Sure, I found it fascinating, but I wasn’t exactly living in an area known for its sea glass. Why would I get involved in something that might only lead to frustration?
Fast forward two years to August, 2009. It’s a balmy Sunday morning and a damn fine day to take the family on a picnic. My husband and I loaded up the kids and headed to the beach.
While we were there, I thought it wouldn’t hurt to take a walk along the beach and see if there was any sea glass.
“Hey, there’s a piece of brown. Look! There’s a piece of green! And look at all the white!” Two hours later, my beach bucket was filled.
I got it home and began sorting my gems. Most of them weren’t ‘cooked’ (they had nics or sharp edges), but there was a good handful of smooth, well-frosted pieces. I wanted more. I wanted blue ones. Yellow ones. I wanted red.
It’s nearing the end of September now and I’ve got just about every colour of the rainbow.
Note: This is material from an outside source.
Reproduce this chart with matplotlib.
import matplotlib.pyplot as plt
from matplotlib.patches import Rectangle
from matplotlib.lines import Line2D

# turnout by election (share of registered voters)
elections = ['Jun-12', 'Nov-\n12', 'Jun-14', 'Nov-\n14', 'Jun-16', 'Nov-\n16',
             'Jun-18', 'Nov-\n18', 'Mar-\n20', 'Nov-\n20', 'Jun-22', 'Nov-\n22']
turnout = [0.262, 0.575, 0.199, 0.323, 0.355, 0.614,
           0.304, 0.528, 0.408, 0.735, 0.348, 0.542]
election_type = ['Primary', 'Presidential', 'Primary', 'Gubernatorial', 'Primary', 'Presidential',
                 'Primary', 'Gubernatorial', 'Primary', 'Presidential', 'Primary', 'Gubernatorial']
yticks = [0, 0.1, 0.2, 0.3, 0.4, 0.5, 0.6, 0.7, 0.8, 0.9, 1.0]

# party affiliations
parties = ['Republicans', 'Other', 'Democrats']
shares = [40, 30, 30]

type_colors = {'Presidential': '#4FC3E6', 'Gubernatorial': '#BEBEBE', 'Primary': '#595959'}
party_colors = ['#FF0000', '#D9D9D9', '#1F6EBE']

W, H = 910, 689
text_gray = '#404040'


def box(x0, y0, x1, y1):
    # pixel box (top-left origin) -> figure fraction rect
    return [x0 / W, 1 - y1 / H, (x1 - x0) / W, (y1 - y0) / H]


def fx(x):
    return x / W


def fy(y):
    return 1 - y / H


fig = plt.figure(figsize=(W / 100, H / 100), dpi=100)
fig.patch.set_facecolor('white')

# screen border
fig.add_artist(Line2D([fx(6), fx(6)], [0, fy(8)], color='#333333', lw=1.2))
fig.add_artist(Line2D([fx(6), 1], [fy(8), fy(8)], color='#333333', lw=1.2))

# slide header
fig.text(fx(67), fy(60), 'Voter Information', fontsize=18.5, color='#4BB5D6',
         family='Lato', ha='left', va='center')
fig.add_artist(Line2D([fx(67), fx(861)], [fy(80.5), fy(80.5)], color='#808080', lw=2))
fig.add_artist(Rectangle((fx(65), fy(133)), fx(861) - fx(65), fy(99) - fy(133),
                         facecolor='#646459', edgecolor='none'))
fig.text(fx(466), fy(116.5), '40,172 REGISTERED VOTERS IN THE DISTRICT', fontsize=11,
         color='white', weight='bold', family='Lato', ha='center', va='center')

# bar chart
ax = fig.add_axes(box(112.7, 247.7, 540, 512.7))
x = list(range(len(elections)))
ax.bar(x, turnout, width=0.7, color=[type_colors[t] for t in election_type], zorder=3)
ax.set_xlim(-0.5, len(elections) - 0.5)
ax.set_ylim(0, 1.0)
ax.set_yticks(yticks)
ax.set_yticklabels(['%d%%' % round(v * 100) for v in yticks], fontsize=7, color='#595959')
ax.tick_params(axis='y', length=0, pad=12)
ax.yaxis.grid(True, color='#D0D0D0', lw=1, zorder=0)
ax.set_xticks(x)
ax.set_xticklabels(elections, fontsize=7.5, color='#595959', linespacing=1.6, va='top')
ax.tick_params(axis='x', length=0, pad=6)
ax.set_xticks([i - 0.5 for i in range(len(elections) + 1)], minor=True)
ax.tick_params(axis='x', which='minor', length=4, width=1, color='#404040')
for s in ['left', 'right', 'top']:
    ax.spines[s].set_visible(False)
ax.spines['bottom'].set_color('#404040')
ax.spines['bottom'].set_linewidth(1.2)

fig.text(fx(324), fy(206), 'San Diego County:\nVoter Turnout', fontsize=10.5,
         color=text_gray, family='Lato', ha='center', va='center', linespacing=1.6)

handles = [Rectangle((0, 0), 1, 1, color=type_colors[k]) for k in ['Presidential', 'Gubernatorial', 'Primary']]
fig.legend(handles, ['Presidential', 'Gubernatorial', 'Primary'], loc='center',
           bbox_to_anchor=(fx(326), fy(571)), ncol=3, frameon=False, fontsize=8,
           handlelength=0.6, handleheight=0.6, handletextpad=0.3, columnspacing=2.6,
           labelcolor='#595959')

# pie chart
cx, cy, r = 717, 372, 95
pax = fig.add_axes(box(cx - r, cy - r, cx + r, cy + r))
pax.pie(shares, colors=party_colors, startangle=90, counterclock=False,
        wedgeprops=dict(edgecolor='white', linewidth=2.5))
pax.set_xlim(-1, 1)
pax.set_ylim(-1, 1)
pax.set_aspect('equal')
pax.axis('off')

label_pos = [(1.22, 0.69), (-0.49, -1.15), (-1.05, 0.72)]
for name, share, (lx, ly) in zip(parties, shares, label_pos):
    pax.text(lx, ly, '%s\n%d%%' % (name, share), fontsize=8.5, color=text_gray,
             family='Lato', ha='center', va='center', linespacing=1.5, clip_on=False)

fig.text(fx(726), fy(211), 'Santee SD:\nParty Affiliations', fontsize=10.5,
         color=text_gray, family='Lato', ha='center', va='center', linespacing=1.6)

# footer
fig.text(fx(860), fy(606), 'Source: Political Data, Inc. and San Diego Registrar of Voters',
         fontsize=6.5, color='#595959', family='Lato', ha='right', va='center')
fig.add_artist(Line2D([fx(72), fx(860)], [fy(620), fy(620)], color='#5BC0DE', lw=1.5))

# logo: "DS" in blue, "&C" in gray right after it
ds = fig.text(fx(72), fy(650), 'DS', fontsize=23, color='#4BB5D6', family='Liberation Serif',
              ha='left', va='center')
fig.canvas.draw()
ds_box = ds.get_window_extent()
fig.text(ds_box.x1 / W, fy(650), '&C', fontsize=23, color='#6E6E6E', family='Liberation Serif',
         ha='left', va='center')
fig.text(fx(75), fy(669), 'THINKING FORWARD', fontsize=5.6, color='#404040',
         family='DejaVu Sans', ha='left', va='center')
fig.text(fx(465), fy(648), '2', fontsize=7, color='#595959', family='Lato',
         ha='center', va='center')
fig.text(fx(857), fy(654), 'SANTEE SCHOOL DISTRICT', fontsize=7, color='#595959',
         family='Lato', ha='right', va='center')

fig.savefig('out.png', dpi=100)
With every wee treasure that I bring home, my fascination grows.
I am a full-fledged beach gem junkie.
Photo: Blue and white sea glass by Christina Friedrichsen
Photography helps me appreciate sea glass in an entirely different way. Through the macro lens, my tiny pieces of sea glass fill the space. In their magnified state, their colours and textures come to life. The light within, fills the frame.
My love for photography makes my experience as a sea glass collector a much more enriching one because it provides me with a creative outlet. After each trip to the beach, my thoughts are always about the ways in which I will photograph my latest treasures.
I am currently shooting with a Nikon D70s. The lens I use to shoot the sea glass is a Tamron 70-300 zoom. I have my eyes on another lens. Not to mention, another camera. But these will have to wait.
Most of my shots are taken on my front porch or driveway just before sunset. I am often hastily walking around my front yard holding plates and other props and I am convinced that my neighbours (who I barely know) think I am a nutbar. I usually have a very small window of opportunity. It’s usually after supper … a time when my kids want my attention. Thankfully, my husband steps in to entertain them, so I can have some creative time.
I strive to become a kick-ass photographer. The obstacles that I am presented with are almost always technical. I am very right-brained, so learning about the technical aspects of photography and Photoshop is always a pain in the bippy. But it’s so necessary. So very necessary.
Photo: Cobalt Blue by Christina Friedrichsen
Like the world needs another blog. Like I need another blog (this other blog keeps me busy enough!), something is pulling me – like the moon pulls the tides, to create a blog devoted to my passion for sea glass.
I live in Southern, Ontario near Lake Erie. Although I feel a bit delirious when I see beaches in California, Hawaii, Hong Kong, littered with jewels, and my heart aches a little when I see the lovely jelly beans plucked from English shores, I have come to realize that the stretches of beach that I frequent are full of treasures.
I started collecting sea glass this summer when I was going a little crazy. I’ve been spending a bit too much time on the computer these days working on my online business, and I was feeling very disconnected from nature. Very disconnected from myself. Then I started going to the beach. I went there with one purpose in mind: to find sea glass. And once I found some, I wanted to find more. So I came back again a few days later. Again and again. And then I realized that it isn’t just about the glass – although that’s a big part of it – it’s about getting my butt out the door and into the Great Outdoors. To have face time with Mother N, because if there is a thing called spirit, she brightens mine.
And so I am here. Sharing my discoveries with you.